Magnetic solids warm and cool under the application and removal of a magnetic field. Such effects have been used for nearly fifty years to produce cooling near absolute zero for low temperature physics research. Two technological developments have made magnetic heating and cooling in the vicinity of room temperature technically feasible. These are the bulk separation of the rare earth elements and the development of superconducting magnets that can produce very strong magnetic fields with very low power expenditure. With these developments and a combination of known, but previously unassociated principles, it is appropriate to evaluate this new method of heating and cooling that differs rather fundamentally from methods now in use. A major feature of the magnetic cycle is that, in an ideal embodiment, it would pump heat with the maximum theoretically-possible efficiency, i.e., the Carnot efficiency.

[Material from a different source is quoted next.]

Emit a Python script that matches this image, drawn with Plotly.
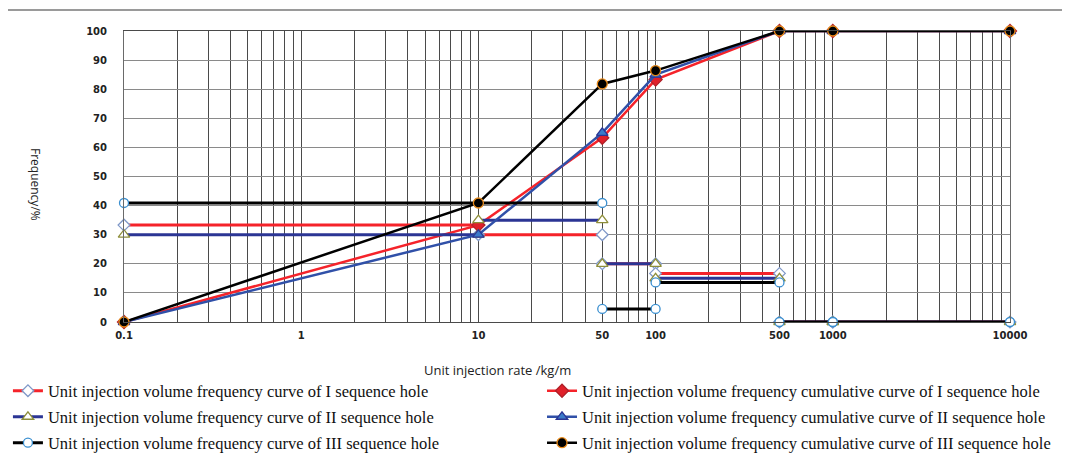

The efficacy of the regenerative cycle has been shown in a reciprocating laboratory device by the production of a substantial span of temperature between the heat absorbing end and the heat discharge end. However, no device that would qualify as a commercial prototype has yet been constructed, and a substantial amount of development. work, parametric study of alternative configurations, and economic evaluation must be done. The basic principles of magnetic heat pumping have been presented and are fairly simple.

Several possible variations of the overall form of the magnetic heat pump have been presented, as well as some alternative forms of the magnetic refrigerant core. Other new configurations may well be conceived to utilize the attractive characteristics of magnetic thermodynamic cycles effectively.